++++ MATERIAL ++++

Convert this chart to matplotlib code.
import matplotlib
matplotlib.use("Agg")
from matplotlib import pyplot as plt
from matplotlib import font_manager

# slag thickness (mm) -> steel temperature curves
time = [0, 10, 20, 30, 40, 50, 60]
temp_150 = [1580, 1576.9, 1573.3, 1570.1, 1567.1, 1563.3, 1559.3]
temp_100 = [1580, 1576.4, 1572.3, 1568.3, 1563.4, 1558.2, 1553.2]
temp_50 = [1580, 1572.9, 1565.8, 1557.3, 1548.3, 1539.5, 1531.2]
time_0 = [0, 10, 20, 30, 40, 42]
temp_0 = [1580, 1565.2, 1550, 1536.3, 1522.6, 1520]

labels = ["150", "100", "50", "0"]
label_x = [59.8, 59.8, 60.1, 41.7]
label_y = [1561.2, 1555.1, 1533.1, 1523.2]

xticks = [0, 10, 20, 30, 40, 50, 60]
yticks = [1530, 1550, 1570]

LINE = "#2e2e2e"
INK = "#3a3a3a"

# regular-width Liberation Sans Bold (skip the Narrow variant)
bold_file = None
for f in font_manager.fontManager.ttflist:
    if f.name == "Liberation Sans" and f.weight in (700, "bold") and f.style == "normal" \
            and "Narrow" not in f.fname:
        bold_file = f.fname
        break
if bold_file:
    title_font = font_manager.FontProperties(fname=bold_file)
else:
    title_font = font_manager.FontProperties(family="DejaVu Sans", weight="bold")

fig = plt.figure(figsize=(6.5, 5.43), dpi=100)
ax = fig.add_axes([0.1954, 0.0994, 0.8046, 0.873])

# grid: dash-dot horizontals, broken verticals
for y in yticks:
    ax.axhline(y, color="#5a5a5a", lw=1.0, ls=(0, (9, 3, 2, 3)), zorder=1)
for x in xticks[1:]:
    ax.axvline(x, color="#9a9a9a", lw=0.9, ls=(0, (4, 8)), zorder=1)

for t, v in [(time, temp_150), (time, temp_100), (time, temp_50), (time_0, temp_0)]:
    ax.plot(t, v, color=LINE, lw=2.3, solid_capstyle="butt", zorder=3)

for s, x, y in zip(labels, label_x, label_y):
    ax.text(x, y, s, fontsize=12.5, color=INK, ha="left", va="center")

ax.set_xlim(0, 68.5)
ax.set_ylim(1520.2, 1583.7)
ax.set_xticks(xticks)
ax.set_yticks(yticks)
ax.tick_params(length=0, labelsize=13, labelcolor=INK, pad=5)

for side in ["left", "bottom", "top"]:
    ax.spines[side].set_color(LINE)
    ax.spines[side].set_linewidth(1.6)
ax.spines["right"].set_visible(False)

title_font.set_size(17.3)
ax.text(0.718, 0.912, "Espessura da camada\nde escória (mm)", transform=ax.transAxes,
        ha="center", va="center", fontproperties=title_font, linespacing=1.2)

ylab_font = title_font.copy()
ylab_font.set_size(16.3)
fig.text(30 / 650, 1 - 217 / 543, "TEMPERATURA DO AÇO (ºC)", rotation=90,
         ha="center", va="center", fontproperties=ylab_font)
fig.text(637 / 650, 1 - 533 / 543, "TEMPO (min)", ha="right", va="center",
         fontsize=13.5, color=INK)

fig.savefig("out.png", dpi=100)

++++

SET TASK: Reproduce only the lines from the top of the material through the one bearing "from matplotlib import font_manager", each exactly as it stands.

ANSWER:
Convert this chart to matplotlib code.
import matplotlib
matplotlib.use("Agg")
from matplotlib import pyplot as plt
from matplotlib import font_manager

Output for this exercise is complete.